DATA SEGMENT
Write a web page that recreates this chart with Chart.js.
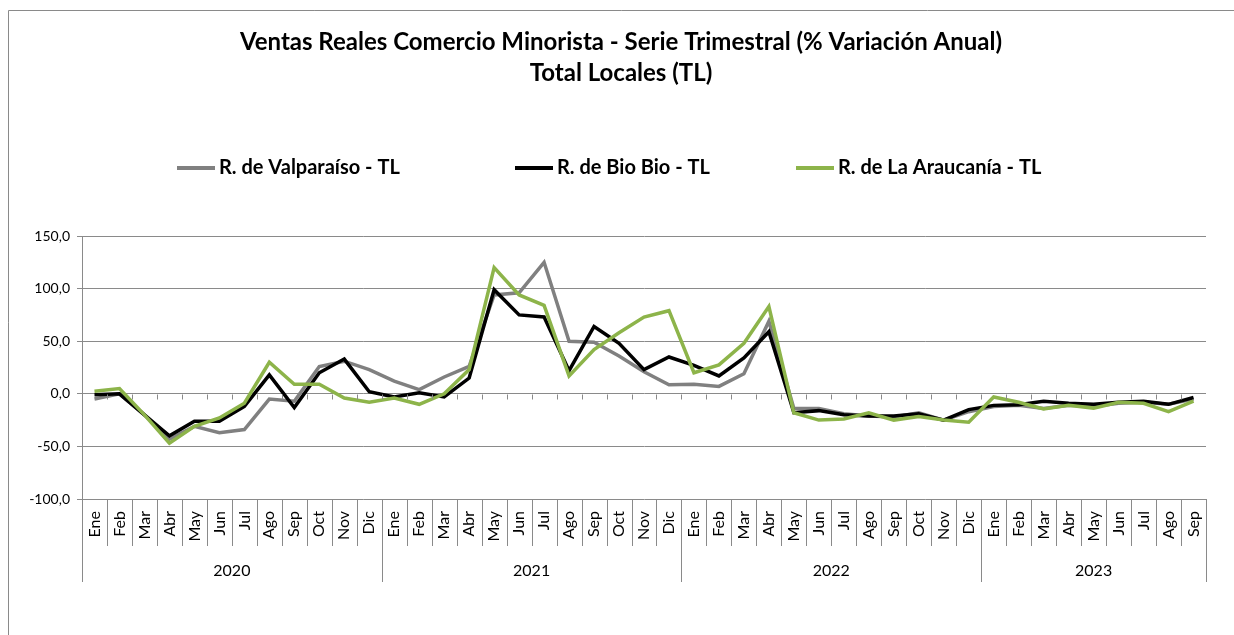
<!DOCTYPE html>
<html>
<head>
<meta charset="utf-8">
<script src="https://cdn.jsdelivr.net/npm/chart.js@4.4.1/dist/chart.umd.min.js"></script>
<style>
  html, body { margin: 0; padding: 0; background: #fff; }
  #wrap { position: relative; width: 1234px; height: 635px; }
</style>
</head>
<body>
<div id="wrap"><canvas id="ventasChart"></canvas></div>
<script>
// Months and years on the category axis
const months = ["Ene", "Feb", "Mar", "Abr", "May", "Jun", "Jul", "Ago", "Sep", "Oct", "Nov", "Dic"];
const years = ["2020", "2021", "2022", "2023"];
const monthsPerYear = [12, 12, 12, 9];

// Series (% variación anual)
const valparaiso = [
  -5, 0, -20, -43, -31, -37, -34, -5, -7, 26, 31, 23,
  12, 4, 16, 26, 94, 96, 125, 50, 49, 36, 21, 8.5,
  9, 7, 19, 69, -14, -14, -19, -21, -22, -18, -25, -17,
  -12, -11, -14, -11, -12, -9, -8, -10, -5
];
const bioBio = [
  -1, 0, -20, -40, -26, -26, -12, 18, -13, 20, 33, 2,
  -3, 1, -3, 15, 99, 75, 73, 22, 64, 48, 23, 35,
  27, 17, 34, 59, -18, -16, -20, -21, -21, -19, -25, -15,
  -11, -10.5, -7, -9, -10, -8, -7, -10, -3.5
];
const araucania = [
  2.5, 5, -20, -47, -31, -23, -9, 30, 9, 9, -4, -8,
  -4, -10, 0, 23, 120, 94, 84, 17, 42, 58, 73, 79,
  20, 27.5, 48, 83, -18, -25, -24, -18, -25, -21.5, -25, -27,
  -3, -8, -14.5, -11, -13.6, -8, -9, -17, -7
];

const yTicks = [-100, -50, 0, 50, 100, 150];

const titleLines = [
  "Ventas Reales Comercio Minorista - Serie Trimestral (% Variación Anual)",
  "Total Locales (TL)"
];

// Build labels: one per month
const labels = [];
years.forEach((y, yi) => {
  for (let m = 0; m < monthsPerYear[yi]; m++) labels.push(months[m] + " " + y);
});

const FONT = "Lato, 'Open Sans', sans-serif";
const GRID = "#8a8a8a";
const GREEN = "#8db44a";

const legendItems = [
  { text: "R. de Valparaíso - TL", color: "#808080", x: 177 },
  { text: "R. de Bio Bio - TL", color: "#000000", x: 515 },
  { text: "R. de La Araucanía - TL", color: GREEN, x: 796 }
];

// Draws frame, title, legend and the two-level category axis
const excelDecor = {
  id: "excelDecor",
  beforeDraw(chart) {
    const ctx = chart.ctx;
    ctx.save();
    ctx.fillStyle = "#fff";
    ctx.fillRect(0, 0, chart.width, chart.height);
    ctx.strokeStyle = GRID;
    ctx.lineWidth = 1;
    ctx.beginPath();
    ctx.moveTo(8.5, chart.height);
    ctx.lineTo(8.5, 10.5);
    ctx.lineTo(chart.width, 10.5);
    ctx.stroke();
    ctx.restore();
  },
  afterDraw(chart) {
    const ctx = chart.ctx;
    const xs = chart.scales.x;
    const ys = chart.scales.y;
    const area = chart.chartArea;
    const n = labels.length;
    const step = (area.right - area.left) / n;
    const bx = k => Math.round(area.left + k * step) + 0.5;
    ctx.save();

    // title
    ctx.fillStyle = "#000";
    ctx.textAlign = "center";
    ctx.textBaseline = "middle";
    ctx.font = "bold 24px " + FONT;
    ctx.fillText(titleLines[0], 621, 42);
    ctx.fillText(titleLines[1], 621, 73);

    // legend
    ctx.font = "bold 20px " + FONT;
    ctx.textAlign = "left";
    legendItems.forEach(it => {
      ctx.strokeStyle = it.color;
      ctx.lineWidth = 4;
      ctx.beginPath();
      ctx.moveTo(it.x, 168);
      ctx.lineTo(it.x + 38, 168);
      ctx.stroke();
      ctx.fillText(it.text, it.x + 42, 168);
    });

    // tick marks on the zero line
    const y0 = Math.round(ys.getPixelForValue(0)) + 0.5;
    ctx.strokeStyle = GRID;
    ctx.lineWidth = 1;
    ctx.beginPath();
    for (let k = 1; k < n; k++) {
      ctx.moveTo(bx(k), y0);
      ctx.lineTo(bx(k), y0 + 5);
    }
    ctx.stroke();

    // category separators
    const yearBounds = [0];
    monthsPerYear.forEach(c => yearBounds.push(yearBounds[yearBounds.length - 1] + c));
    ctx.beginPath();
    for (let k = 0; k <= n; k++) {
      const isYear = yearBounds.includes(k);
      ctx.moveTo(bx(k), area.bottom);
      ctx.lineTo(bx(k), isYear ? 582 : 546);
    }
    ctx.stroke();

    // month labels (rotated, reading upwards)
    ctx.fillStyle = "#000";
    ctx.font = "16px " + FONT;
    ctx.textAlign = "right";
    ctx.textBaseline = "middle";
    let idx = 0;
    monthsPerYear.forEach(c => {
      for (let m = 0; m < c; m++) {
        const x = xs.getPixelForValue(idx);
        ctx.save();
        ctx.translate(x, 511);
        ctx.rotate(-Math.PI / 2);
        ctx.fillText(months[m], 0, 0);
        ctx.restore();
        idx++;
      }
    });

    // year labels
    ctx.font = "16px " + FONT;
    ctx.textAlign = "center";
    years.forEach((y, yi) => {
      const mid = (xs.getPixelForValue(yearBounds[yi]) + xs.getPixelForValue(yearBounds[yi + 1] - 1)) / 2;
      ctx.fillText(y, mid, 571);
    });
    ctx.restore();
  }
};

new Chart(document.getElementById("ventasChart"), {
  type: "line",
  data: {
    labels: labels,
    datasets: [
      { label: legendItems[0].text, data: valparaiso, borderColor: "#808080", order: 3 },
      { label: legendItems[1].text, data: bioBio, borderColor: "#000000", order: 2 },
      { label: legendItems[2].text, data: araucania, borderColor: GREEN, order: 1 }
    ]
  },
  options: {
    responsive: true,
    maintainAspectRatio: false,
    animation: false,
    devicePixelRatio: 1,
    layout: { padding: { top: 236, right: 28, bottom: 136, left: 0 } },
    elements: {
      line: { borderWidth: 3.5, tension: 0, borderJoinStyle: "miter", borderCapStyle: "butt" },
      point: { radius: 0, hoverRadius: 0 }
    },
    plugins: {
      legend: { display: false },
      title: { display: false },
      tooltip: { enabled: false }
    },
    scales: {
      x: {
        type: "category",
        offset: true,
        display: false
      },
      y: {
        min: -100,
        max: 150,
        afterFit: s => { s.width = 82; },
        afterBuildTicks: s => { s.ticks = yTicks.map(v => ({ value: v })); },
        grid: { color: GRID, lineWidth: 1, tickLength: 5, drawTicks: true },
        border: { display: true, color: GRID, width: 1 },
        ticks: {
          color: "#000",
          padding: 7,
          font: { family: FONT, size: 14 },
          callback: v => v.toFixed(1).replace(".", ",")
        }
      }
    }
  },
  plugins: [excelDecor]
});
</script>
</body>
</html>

TASK PROMPT
Output an exact copy of the material, with the pictures removed.

EXERCISE SOLUTION
Write a web page that recreates this chart with Chart.js.
<!DOCTYPE html>
<html>
<head>
<meta charset="utf-8">
<script src="https://cdn.jsdelivr.net/npm/chart.js@4.4.1/dist/chart.umd.min.js"></script>
<style>
  html, body { margin: 0; padding: 0; background: #fff; }
  #wrap { position: relative; width: 1234px; height: 635px; }
</style>
</head>
<body>
<div id="wrap"><canvas id="ventasChart"></canvas></div>
<script>
// Months and years on the category axis
const months = ["Ene", "Feb", "Mar", "Abr", "May", "Jun", "Jul", "Ago", "Sep", "Oct", "Nov", "Dic"];
const years = ["2020", "2021", "2022", "2023"];
const monthsPerYear = [12, 12, 12, 9];

// Series (% variación anual)
const valparaiso = [
  -5, 0, -20, -43, -31, -37, -34, -5, -7, 26, 31, 23,
  12, 4, 16, 26, 94, 96, 125, 50, 49, 36, 21, 8.5,
  9, 7, 19, 69, -14, -14, -19, -21, -22, -18, -25, -17,
  -12, -11, -14, -11, -12, -9, -8, -10, -5
];
const bioBio = [
  -1, 0, -20, -40, -26, -26, -12, 18, -13, 20, 33, 2,
  -3, 1, -3, 15, 99, 75, 73, 22, 64, 48, 23, 35,
  27, 17, 34, 59, -18, -16, -20, -21, -21, -19, -25, -15,
  -11, -10.5, -7, -9, -10, -8, -7, -10, -3.5
];
const araucania = [
  2.5, 5, -20, -47, -31, -23, -9, 30, 9, 9, -4, -8,
  -4, -10, 0, 23, 120, 94, 84, 17, 42, 58, 73, 79,
  20, 27.5, 48, 83, -18, -25, -24, -18, -25, -21.5, -25, -27,
  -3, -8, -14.5, -11, -13.6, -8, -9, -17, -7
];

const yTicks = [-100, -50, 0, 50, 100, 150];

const titleLines = [
  "Ventas Reales Comercio Minorista - Serie Trimestral (% Variación Anual)",
  "Total Locales (TL)"
];

// Build labels: one per month
const labels = [];
years.forEach((y, yi) => {
  for (let m = 0; m < monthsPerYear[yi]; m++) labels.push(months[m] + " " + y);
});

const FONT = "Lato, 'Open Sans', sans-serif";
const GRID = "#8a8a8a";
const GREEN = "#8db44a";

const legendItems = [
  { text: "R. de Valparaíso - TL", color: "#808080", x: 177 },
  { text: "R. de Bio Bio - TL", color: "#000000", x: 515 },
  { text: "R. de La Araucanía - TL", color: GREEN, x: 796 }
];

// Draws frame, title, legend and the two-level category axis
const excelDecor = {
  id: "excelDecor",
  beforeDraw(chart) {
    const ctx = chart.ctx;
    ctx.save();
    ctx.fillStyle = "#fff";
    ctx.fillRect(0, 0, chart.width, chart.height);
    ctx.strokeStyle = GRID;
    ctx.lineWidth = 1;
    ctx.beginPath();
    ctx.moveTo(8.5, chart.height);
    ctx.lineTo(8.5, 10.5);
    ctx.lineTo(chart.width, 10.5);
    ctx.stroke();
    ctx.restore();
  },
  afterDraw(chart) {
    const ctx = chart.ctx;
    const xs = chart.scales.x;
    const ys = chart.scales.y;
    const area = chart.chartArea;
    const n = labels.length;
    const step = (area.right - area.left) / n;
    const bx = k => Math.round(area.left + k * step) + 0.5;
    ctx.save();

    // title
    ctx.fillStyle = "#000";
    ctx.textAlign = "center";
    ctx.textBaseline = "middle";
    ctx.font = "bold 24px " + FONT;
    ctx.fillText(titleLines[0], 621, 42);
    ctx.fillText(titleLines[1], 621, 73);

    // legend
    ctx.font = "bold 20px " + FONT;
    ctx.textAlign = "left";
    legendItems.forEach(it => {
      ctx.strokeStyle = it.color;
      ctx.lineWidth = 4;
      ctx.beginPath();
      ctx.moveTo(it.x, 168);
      ctx.lineTo(it.x + 38, 168);
      ctx.stroke();
      ctx.fillText(it.text, it.x + 42, 168);
    });

    // tick marks on the zero line
    const y0 = Math.round(ys.getPixelForValue(0)) + 0.5;
    ctx.strokeStyle = GRID;
    ctx.lineWidth = 1;
    ctx.beginPath();
    for (let k = 1; k < n; k++) {
      ctx.moveTo(bx(k), y0);
      ctx.lineTo(bx(k), y0 + 5);
    }
    ctx.stroke();

    // category separators
    const yearBounds = [0];
    monthsPerYear.forEach(c => yearBounds.push(yearBounds[yearBounds.length - 1] + c));
    ctx.beginPath();
    for (let k = 0; k <= n; k++) {
      const isYear = yearBounds.includes(k);
      ctx.moveTo(bx(k), area.bottom);
      ctx.lineTo(bx(k), isYear ? 582 : 546);
    }
    ctx.stroke();

    // month labels (rotated, reading upwards)
    ctx.fillStyle = "#000";
    ctx.font = "16px " + FONT;
    ctx.textAlign = "right";
    ctx.textBaseline = "middle";
    let idx = 0;
    monthsPerYear.forEach(c => {
      for (let m = 0; m < c; m++) {
        const x = xs.getPixelForValue(idx);
        ctx.save();
        ctx.translate(x, 511);
        ctx.rotate(-Math.PI / 2);
        ctx.fillText(months[m], 0, 0);
        ctx.restore();
        idx++;
      }
    });

    // year labels
    ctx.font = "16px " + FONT;
    ctx.textAlign = "center";
    years.forEach((y, yi) => {
      const mid = (xs.getPixelForValue(yearBounds[yi]) + xs.getPixelForValue(yearBounds[yi + 1] - 1)) / 2;
      ctx.fillText(y, mid, 571);
    });
    ctx.restore();
  }
};

new Chart(document.getElementById("ventasChart"), {
  type: "line",
  data: {
    labels: labels,
    datasets: [
      { label: legendItems[0].text, data: valparaiso, borderColor: "#808080", order: 3 },
      { label: legendItems[1].text, data: bioBio, borderColor: "#000000", order: 2 },
      { label: legendItems[2].text, data: araucania, borderColor: GREEN, order: 1 }
    ]
  },
  options: {
    responsive: true,
    maintainAspectRatio: false,
    animation: false,
    devicePixelRatio: 1,
    layout: { padding: { top: 236, right: 28, bottom: 136, left: 0 } },
    elements: {
      line: { borderWidth: 3.5, tension: 0, borderJoinStyle: "miter", borderCapStyle: "butt" },
      point: { radius: 0, hoverRadius: 0 }
    },
    plugins: {
      legend: { display: false },
      title: { display: false },
      tooltip: { enabled: false }
    },
    scales: {
      x: {
        type: "category",
        offset: true,
        display: false
      },
      y: {
        min: -100,
        max: 150,
        afterFit: s => { s.width = 82; },
        afterBuildTicks: s => { s.ticks = yTicks.map(v => ({ value: v })); },
        grid: { color: GRID, lineWidth: 1, tickLength: 5, drawTicks: true },
        border: { display: true, color: GRID, width: 1 },
        ticks: {
          color: "#000",
          padding: 7,
          font: { family: FONT, size: 14 },
          callback: v => v.toFixed(1).replace(".", ",")
        }
      }
    }
  },
  plugins: [excelDecor]
});
</script>
</body>
</html>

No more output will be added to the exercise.